Imbibe (I): Where exactly is Occitanie?

Matthew Stubbs (MS): Occitanie is an administrative 'super region' that was created by the merger of two previous regions, Languedoc/Roussillon and Midi-Pyrenées, in 2016. It is the Mediterranean combined with the South West and stretches from the Rhone Valley down to the Spanish border and then most of the way west along the Pyrenees.

I: What makes the region special?

MS: The topography and climate. You have everything here from hills, mountains, lakes and plains to coastal, continental climates and altitude all in one region. It is not only a great place to spend a memorable holiday or to live but also to make wine. The name Occitanie is still quite new to many in the UK and the on-trade but the wine regions contained within it are better known:  Languedoc, Roussillon, Pays d'OC etc. On a map, you will find Occitanie between Provence/Côte d’Azur and Bordeaux/Biarritz.

I: What do you love most about wines from Occitanie?

MS: I love the sheer range and variety of wines from the region. I love the deep connection there is between the terroir and the people that make the wines, and I love the fact that it is constantly evolving and that you always discover new and exciting things.

I also love that this is the land of opportunity, a proverbial viticultural 'American Dream' in the South of France. Land is available, old vines abound and the opportunities for winemakers are attractive compared to other more famous regions. Anyone can have a go and therefore it attracts a very wide range of entrepreneurial people. This makes it one of the most dynamic and progressive wine regions in the world, all within an impressive historical context.
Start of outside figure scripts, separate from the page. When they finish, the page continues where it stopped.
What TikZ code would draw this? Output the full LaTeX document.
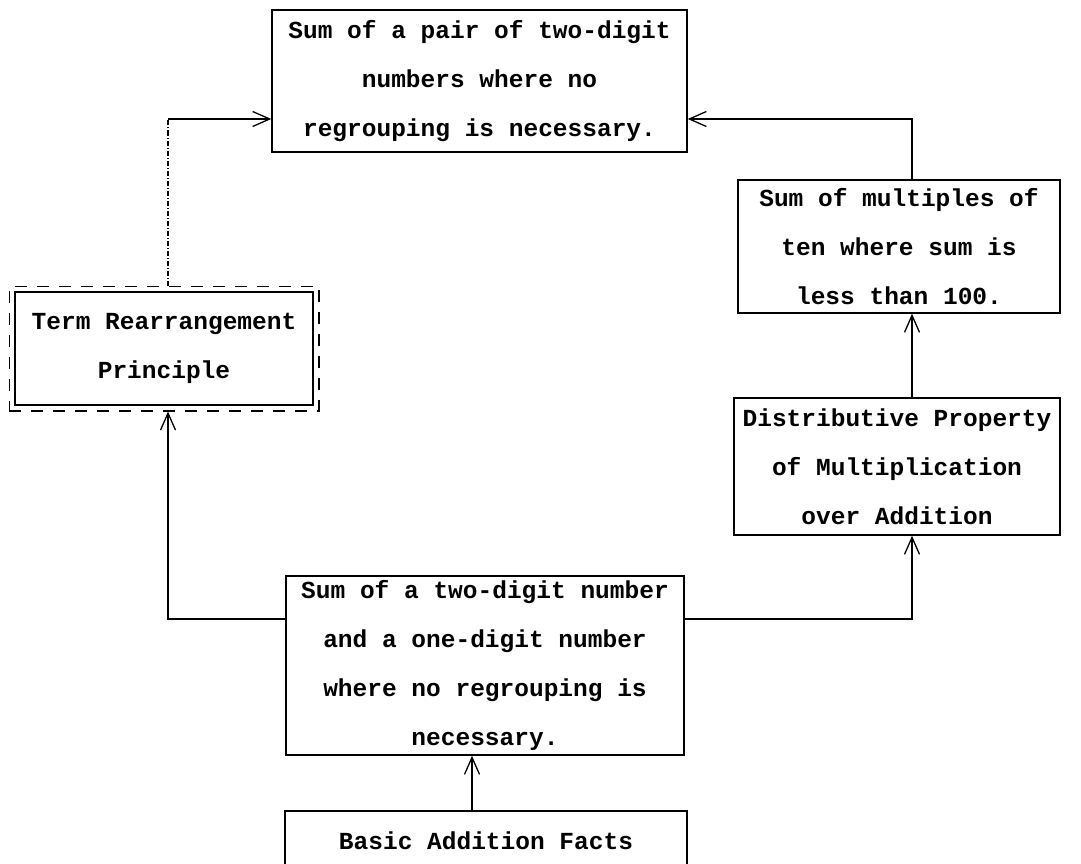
\documentclass[tikz,border=0pt]{standalone}
\usepackage{fontspec}
\setmainfont{Liberation Mono}
\usetikzlibrary{arrows.meta,fit}

\begin{document}
\begin{tikzpicture}[x=1pt,y=-1pt,
  box/.style={draw,line width=1.5pt,inner sep=0pt,align=center,
    font=\bfseries\fontsize{24.5}{49}\selectfont},
  link/.style={line width=1.3pt},
  >={Straight Barb[length=17pt,width=15pt,line width=1.3pt]}]
\useasboundingbox(0,0)rectangle(1081,864);
\clip(0,0)rectangle(1081,864);
\node[box,minimum width=415,minimum height=142](top)at(479.5,81)
  {Sum of a pair of two-digit\\numbers where no\\regrouping is necessary.};
\node[box,minimum width=322,minimum height=133](multiples)at(899,246.5)
  {Sum of multiples of\\ten where sum is\\less than 100.};
\node[box,minimum width=298,minimum height=113](term)at(164,348.5)
  {Term Rearrangement\\Principle};
\node[draw,line width=1.5pt,dash pattern=on 12pt off 10pt,inner sep=5pt,fit=(term)](termframe){};
\node[box,minimum width=326,minimum height=137](distrib)at(897,466.5)
  {Distributive Property\\of Multiplication\\over Addition};
\node[box,minimum width=398,minimum height=179](twoone)at(485,665.5)
  {Sum of a two-digit number\\and a one-digit number\\where no regrouping is\\necessary.};
\node[box,minimum width=402,minimum height=60,anchor=north](basic)at(486,810)
  {Basic Addition Facts};
\coordinate(lx)at(168,119);
\coordinate(rx)at(912,119);
\coordinate(my)at(0,619);
\coordinate(bx)at(472,0);
\draw[link,dash pattern=on 5pt off 2pt on 1pt off 2pt](termframe.north -| lx)--(lx);
\draw[link,->](lx)--(top.west |- lx);
\draw[link,->](multiples.north -| rx)--(rx)--(top.east |- rx);
\draw[link,->](distrib.north -| rx)--(multiples.south -| rx);
\draw[link,->](twoone.east |- my)-|(distrib.south -| rx);
\draw[link,->](twoone.west |- my)-|(termframe.south -| lx);
\draw[link,->](basic.north -| bx)--(twoone.south -| bx);
\end{tikzpicture}
\end{document}
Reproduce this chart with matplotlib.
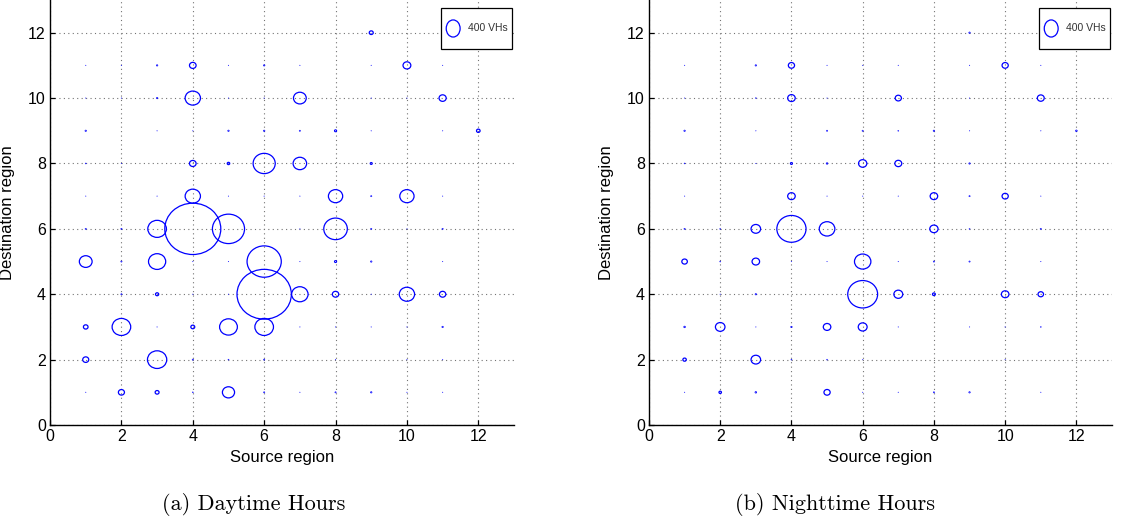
import numpy as np
import matplotlib
matplotlib.use('Agg')
import matplotlib.pyplot as plt
from matplotlib.patches import Circle, Ellipse
from matplotlib.offsetbox import AnchoredOffsetbox, HPacker, DrawingArea, TextArea

# Trips between regions (VHs); rows = destination 12..1, columns = source 1..12
dest_regions = [12, 11, 10, 9, 8, 7, 6, 5, 4, 3, 2, 1]
src_regions = [1, 2, 3, 4, 5, 6, 7, 8, 9, 10, 11, 12]

day_flows = [
    [0, 0, 0, 0, 0, 0, 0, 0, 31, 0, 0, 0],
    [1, 1, 4, 86, 1, 4, 1, 0, 1, 120, 1, 0],
    [1, 1, 4, 460, 1, 1, 320, 0, 1, 1, 100, 0],
    [4, 0, 1, 1, 4, 4, 3, 9, 1, 0, 1, 25],
    [2, 1, 0, 86, 12, 960, 360, 0, 9, 0, 0, 0],
    [1, 0, 1, 460, 1, 1, 1, 400, 3, 400, 1, 0],
    [3, 3, 680, 6160, 2025, 0, 1, 1090, 3, 1, 3, 0],
    [320, 3, 580, 1, 1, 2300, 1, 9, 4, 0, 1, 0],
    [0, 3, 20, 1, 1, 5800, 530, 80, 1, 460, 80, 0],
    [42, 680, 1, 30, 620, 680, 1, 1, 1, 1, 4, 0],
    [72, 0, 730, 3, 2, 3, 0, 1, 0, 1, 1, 0],
    [1, 72, 30, 2, 290, 3, 1, 3, 4, 1, 1, 0],
]

night_flows = [
    [0, 0, 0, 0, 0, 0, 0, 0, 4, 0, 0, 0],
    [1, 0, 4, 76, 1, 1, 1, 0, 1, 76, 1, 0],
    [1, 0, 2, 112, 1, 0, 76, 0, 1, 0, 94, 0],
    [4, 0, 1, 0, 3, 3, 2, 4, 1, 0, 1, 5],
    [2, 0, 1, 9, 5, 135, 94, 0, 4, 0, 0, 0],
    [1, 0, 0, 112, 1, 1, 1, 112, 3, 76, 1, 0],
    [3, 2, 180, 1680, 480, 0, 0, 135, 2, 0, 3, 0],
    [60, 2, 112, 1, 1, 530, 1, 3, 3, 0, 1, 0],
    [0, 1, 4, 0, 0, 1760, 156, 16, 0, 112, 60, 0],
    [5, 180, 1, 4, 112, 156, 1, 0, 1, 1, 2, 0],
    [23, 0, 180, 2, 2, 1, 0, 0, 0, 1, 0, 0],
    [1, 12, 5, 0, 76, 1, 1, 3, 4, 0, 1, 0],
]

ticks = [0, 2, 4, 6, 8, 10, 12]
legend_value = 400
captions = ['(a) Daytime Hours', '(b) Nighttime Hours']

plt.rcParams['font.family'] = ['Liberation Sans', 'DejaVu Sans']

fig = plt.figure(figsize=(11.22, 5.27), dpi=100)
ax_day = fig.add_axes([0.0446, 0.1935, 0.4135, 0.8065])
ax_night = fig.add_axes([0.5784, 0.1935, 0.4127, 0.8065])


def add_size_legend(ax):
    # key box: one open ellipse + label, framed like the MATLAB legend
    da = DrawingArea(12, 23.5, 0, 0)
    da.add_artist(Ellipse((6, 11.5), 10, 12.3, fill=False,
                          edgecolor='#0000ff', linewidth=0.9))
    ta = TextArea('%d VHs' % legend_value,
                  textprops=dict(size=7.5, color='0.2'))
    pack = HPacker(children=[da, ta], align='center', pad=0, sep=4.5)
    box = AnchoredOffsetbox(loc='upper right', child=pack, pad=0.3,
                            borderpad=0, frameon=True,
                            bbox_to_anchor=(0.995, 0.982),
                            bbox_transform=ax.transAxes)
    box.patch.set_boxstyle('square', pad=0)
    box.patch.set_edgecolor('black')
    box.patch.set_linewidth(0.9)
    box.zorder = 5
    ax.add_artist(box)


def draw_panel(ax, flows):
    flows = np.array(flows, dtype=float)
    for i, d in enumerate(dest_regions):
        for j, s in enumerate(src_regions):
            v = flows[i, j]
            if v <= 0:
                continue
            r = 0.2 * np.sqrt(v / legend_value)
            lw = 0.9 * min(1.0, r / 0.035)
            ax.add_patch(Circle((s, d), r, fill=False, edgecolor='#0000ff',
                                linewidth=max(lw, 0.25), zorder=3))
    ax.set_xlim(0, 13)
    ax.set_ylim(0, 13)
    ax.set_xticks(ticks)
    ax.set_yticks(ticks)
    ax.grid(True, color='0.45', linestyle=(0, (1, 3)), linewidth=0.8)
    ax.set_axisbelow(True)
    for side in ['top', 'right']:
        ax.spines[side].set_visible(False)
    for side in ['left', 'bottom']:
        ax.spines[side].set_linewidth(1.0)
    ax.tick_params(direction='in', length=3.5, width=0.9, labelsize=11.5, pad=3)
    ax.set_xlabel('Source region', fontsize=12)
    ax.set_ylabel('Destination region', fontsize=12)
    ax.xaxis.set_label_coords(0.5, -0.059)
    ax.yaxis.set_label_coords(-0.075, 0.5)
    add_size_legend(ax)


draw_panel(ax_day, day_flows)
draw_panel(ax_night, night_flows)

fig.text(254 / 1122, 0.042, captions[0], ha='center', va='center',
         fontsize=16, family='cmr10')
fig.text(835 / 1122, 0.042, captions[1], ha='center', va='center',
         fontsize=16, family='cmr10')

fig.savefig('out.png', dpi=100)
I: What do you wish everyone knew about wines from the region?

MS: There is a wine here for every consumer. Whichever style of wine you like, it can be found here. White, red, rosé, sparkling, sweet, fortified, all found in one region from over 150 different grape varieties.  

I: As you run a wine school in the region, are there any common misconceptions about the area that you often have to dispel for students?

MS: That this is not just a region for bulk, inexpensive wine. This is less of a misconception than 15 years ago when I first set up in the region, as higher quality wines that are more artisanal have become more available. Another common misconception is that this is only a region for red wine. Many are very surprised at how good and varied the white wines are, not to mention many excellent rosés and world class Vins Doux Naturels.

I: Are wines from the Occitanie underrepresented in the UK on-trade in your opinion?

MS: Considering the size of the region, the answer is probably yes. However, worldwide competition has never been greater and the wines of the region have to earn their place. There have been many recent successes, most notably Picpoul de Pinet which has risen from relative obscurity 10 years ago to a favourite on many lists. Other regions are now gaining traction notably Terrasses du Larzac, Pic St Loup , La Livinière and La Clape. Corbières seems to have disappeared off many wine lists and is definitely worth another look as the progress in style and quality there has been extraordinary over the last decade.

Some other areas which spring to mind are Pézenas, Boutenac, Faugères, St Chinian, Limoux, Côtes du Roussillon Villages, Collioure/Banyuls and Maury. Some great IGP’s too.

I: Do you think bars and restaurants in the UK could do more with wines from Occitanie?

MS: Probably. I think they just need to just communicate the variety, interest, authenticity and sheer value for money at all quality levels that this region represents. Whatever style a consumer likes there is a wine from Occitanie that fits the bill; it’s just that the consumer may not be aware of it.